If you have the money, the time and the inclination, the Polynesian Cultural Center provides a window into Polynesian culture -- delivered Vegas/Disneyland-style.


Hawaii is not an easy place to find casual work for non-US work permit holders.


Hawaiian food, like the language and popular culture, is a medley of Hawaiian, American, and Asian Pacific flavors. Seafood is, of course, fresh and tasty. Local beef comes from ranches on Maui and coffee is grown on the Island of Hawaii. Tropical fruits such as pineapple, mango, bananas, guavas, and papaya -- as well as fresh sugar cane, can be bought in most corner stores (although you may be surprised to learn that many of those fruits are now imported from distant locales such as The Philippines).

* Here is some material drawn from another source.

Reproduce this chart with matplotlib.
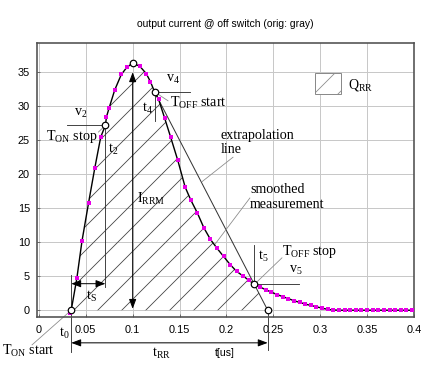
import numpy as np
import matplotlib as mp
mp.use('Agg')
import matplotlib.pyplot as plt
from matplotlib.patches import Patch

plt.rcParams['font.family'] = 'Liberation Sans'
plt.rcParams['mathtext.fontset'] = 'custom'
plt.rcParams['mathtext.rm'] = 'Liberation Serif'
plt.rcParams['mathtext.it'] = 'Liberation Serif:italic'
plt.rcParams['mathtext.default'] = 'rm'
plt.rcParams['hatch.linewidth'] = 0.8

# smoothed measurement (magenta samples), t in us, i in A
t_meas = [0.0333, 0.0345, 0.0405, 0.046, 0.053, 0.0596, 0.066, 0.071, 0.072,
          0.0748, 0.0809, 0.088, 0.0943, 0.1, 0.1075, 0.1145, 0.119, 0.1234,
          0.1277, 0.134, 0.1404, 0.148, 0.156, 0.162, 0.169, 0.176, 0.183,
          0.19, 0.197, 0.204, 0.211, 0.218, 0.224, 0.2298, 0.236, 0.242,
          0.248, 0.254, 0.26, 0.266, 0.272, 0.278, 0.284, 0.29, 0.296, 0.302,
          0.308, 0.314, 0.32, 0.326, 0.332, 0.338, 0.344, 0.35, 0.356, 0.362,
          0.368, 0.374, 0.38, 0.386, 0.392, 0.398]
i_meas = [-0.4, 0.0, 4.7, 10.2, 15.8, 20.9, 25.5, 27.2, 28.4,
          29.7, 32.4, 34.7, 35.8, 36.3, 35.9, 34.8, 33.6, 32.1,
          31.0, 28.3, 25.5, 22.1, 18.1, 16.2, 14.3, 12.1, 10.4,
          9.1, 7.9, 6.7, 5.7, 5.0, 4.4, 3.8, 3.4, 3.0,
          2.65, 2.3, 2.0, 1.7, 1.4, 1.15, 0.9, 0.7, 0.5, 0.3,
          0.12, 0.03, 0.0, 0.0, 0.0, 0.0, 0.0, 0.0, 0.0, 0.0,
          0.0, 0.0, 0.0, 0.0, 0.0, 0.0]

# characteristic points: t0, t2, peak, t4, t5, extrapolation end
t_key = [0.0345, 0.071, 0.1, 0.1234, 0.2298, 0.244]
i_key = [0.0, 27.2, 36.3, 32.1, 3.8, 0.0]

x_ticks = [0, 0.05, 0.1, 0.15, 0.2, 0.25, 0.3, 0.35, 0.4]
x_labels = ['0', '0.05', '0.1', '0.15', '0.2', '0.25', '0.3', '0.35', '0.4']
y_ticks = [0, 5, 10, 15, 20, 25, 30, 35]

t0, t2, tp, t4, t5, te = t_key
i0, i2, ip, i4, i5, ie = i_key

fig = plt.figure(figsize=(6, 366 / 72.), dpi=72)
ax = fig.add_axes([37 / 432., 49 / 366., 377 / 432., 274 / 366.])
ax.set_xlim(-0.002, 0.4)
ax.set_ylim(-1.0, 39.3)
ax.set_xticks(x_ticks)
ax.set_xticklabels(x_labels)
ax.set_yticks(y_ticks)
ax.grid(True, color='#c8c8c8', lw=1.0)
ax.set_axisbelow(True)
for s in ax.spines.values():
    s.set_color('#505050')
    s.set_linewidth(1.6)
ax.tick_params(direction='in', length=3, width=0.8, color='#555', labelsize=11)
ax.tick_params(axis='x', pad=8)
ax.tick_params(axis='y', pad=7)
ax.set_title('output current @ off switch (orig: gray)', fontsize=10.4, pad=16)

# Q_RR area: measured curve up to t5, then extrapolation line
tm = np.array(t_meas)
im = np.array(i_meas)
sel = (tm > t0) & (tm < t5)
qt = np.concatenate([[t0], tm[sel], [t5, te]])
qi = np.concatenate([[i0], im[sel], [i5, ie]])
ax.fill(qt, qi, facecolor='none', edgecolor='#404040', lw=0, hatch='/', zorder=1)

# extrapolation line v4 -> end
ax.plot([t4, te], [i4, ie], color='#333333', lw=1.0, zorder=2)

# measured curve
ax.plot(t_meas, i_meas, color='k', lw=1.4, zorder=3)
ax.plot(t_meas, i_meas, ls='none', marker='s', ms=3.4, mew=0,
        color='#e600e6', zorder=4)

serif = 'Liberation Serif'
ref = dict(color='#333333', lw=0.9, zorder=2, clip_on=False)
lead = dict(color='#8a8a8a', lw=0.8, zorder=2, clip_on=False)

# reference lines
ax.plot([0.030, t2], [i2, i2], **ref)                 # v2
ax.plot([t2, 0.0635], [i2, 26.2], **lead)             # T_ON stop
ax.plot([t2, t2], [i2, 3.4], **ref)                   # t2
ax.plot([t0, t0], [5.2, -6.1], **ref)                 # T_ON start
ax.plot([-0.0073, t0], [-5.1, i0], **lead)
ax.plot([t4, 0.161], [i4, i4], **ref)                 # v4
ax.plot([t4, 0.1377], [i4, 30.8], **lead)             # T_OFF start
ax.plot([t4, t4], [i4, 27.8], **ref)                  # t4
ax.plot([0.1739, 0.207], [18.9, 22.5], **lead)        # extrapolation
ax.plot([0.1878, 0.225], [9.7, 16.5], **lead)         # smoothed
ax.plot([t5, t5], [i5, 9.6], **ref)                   # t5
ax.plot([t5, 0.2774], [i5, i5], **ref)                # v5
ax.plot([t5, 0.2592], [i5, 7.7], **lead)              # T_OFF stop
ax.plot([te, te], [ie, -5.85], **ref)                 # end

arr = dict(arrowstyle='<|-|>,head_length=0.8,head_width=0.3', color='k',
           lw=1.0, shrinkA=0, shrinkB=0)
ax.annotate('', xy=(tp, 35.0), xytext=(tp, 0.2), arrowprops=arr, zorder=5)
ax.annotate('', xy=(t0, 3.9), xytext=(t2, 3.9), arrowprops=arr, zorder=5)
ax.annotate('', xy=(t0, -4.8), xytext=(te, -4.8), arrowprops=arr,
            annotation_clip=False, zorder=5)

# key points
ax.plot(t_key, i_key, ls='none', marker='o', ms=6.5, mfc='white', mec='k',
        mew=1.2, zorder=6, clip_on=False)

txt = dict(family=serif, fontsize=14, va='baseline', ha='left')
ax.text(0.0375, 28.6, r'v$_2$', **txt)
ax.text(0.0076, 25.0, r'T$_{ON}$ stop', **txt)
ax.text(0.0737, 23.1, r't$_2$', **txt)
ax.text(0.1356, 33.6, r'v$_4$', **txt)
ax.text(0.1398, 29.9, r'T$_{OFF}$ start', **txt)
ax.text(0.110, 29.2, r't$_4$', **txt)
ax.text(0.1046, 15.8, r'I$_{RRM}$', **txt)
ax.text(0.1942, 23.1, 'extrapolation\nline', linespacing=1.12, **txt)
ax.text(0.2251, 15.1, 'smoothed\nmeasurement', linespacing=1.12, **txt)
ax.text(0.2337, 7.4, r't$_5$', **txt)
ax.text(0.2592, 8.1, r'T$_{OFF}$ stop', **txt)
ax.text(0.2667, 5.5, r'v$_5$', **txt)
ax.text(0.0502, 1.5, r't$_S$', **txt)
ax.text(0.0215, -3.94, r't$_0$', clip_on=False, **txt)
ax.text(-0.0393, -6.6, r'T$_{ON}$ start', clip_on=False, **txt)
ax.text(0.1206, -6.9, r't$_{RR}$', clip_on=False, **txt)
ax.text(0.1878, -6.7, 't[us]', family='Liberation Sans', fontsize=10.5,
        va='baseline', ha='left', clip_on=False)

qrr = Patch(facecolor='white', edgecolor='#8a8a8a', hatch='/', lw=1.0)
ax.legend(handles=[qrr], labels=[r'Q$_{RR}$'], loc='upper left',
          bbox_to_anchor=(0.737, 0.889), frameon=False, borderpad=0,
          borderaxespad=0, handlelength=1.85, handleheight=1.85,
          handletextpad=0.5, prop={'family': serif, 'size': 14})

plt.savefig('out.png', dpi=72)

Local dishes include favorites such as:

  • Mahi Mahi or dolphin fish, served as a steak, sandwich, or in almost-raw thin strips .
  • Ono, Octopus. The name is also the Hawaiian word for 'delicious', and it is.
  • Plate lunch, usually meat or fish with two scoops of rice and macaroni salad. Always a good deal at any lunch truck, mall, or outside food court. Rainbow Drive Inn ("Rainbows"), L&L's and KC Drive Inn are popular plate lunch spots.
  • Kalua pig pork wrapped in banana leaves steamed inside an emu (ground boiler); similar to pulled pork.
  • Poi, ground taro root paste.
  • Ahi, yellowfin tuna, excellent as poke.
  • Laulau, pork & butterfish wrapped in tea leaves then steamed.
  • Lomi salmon, salted salmon mixed with tomatoes, onions, & pepper; like an island salsa.
  • Shave ice, an island version of snow cones, comes in lots of ono flavors. Order your shave ice with azuki beans and/or a scoop of ice cream.
  • Saimin, Hawaii's version of noodle soup.


Hawaii has long prided itself on the taste of its tap water -- which is filtered naturally through porous volcanic rock.

Stay safe

Theft is a big problem in cities as well as beaches and parks. If you are camping on a beach, keep bags locked in a car (but don't assume that they are safe in the trunk, especially if you are driving a rental) and keep valuables in a hidden money belt. Honolulu has some violent crime and women should not walk alone in unlit areas.


Hawaiian culture should be respected and travellers should be sensitive to the state's rich cultural heritage and diversity -- and the fact that the tourist experience of Hawaiian culture may only scratch the surface.


Hawaii uses the US postal system. Internet access can be found in most tourist areas and many hotels. General wi-fi access is available only at select hotels and cafes.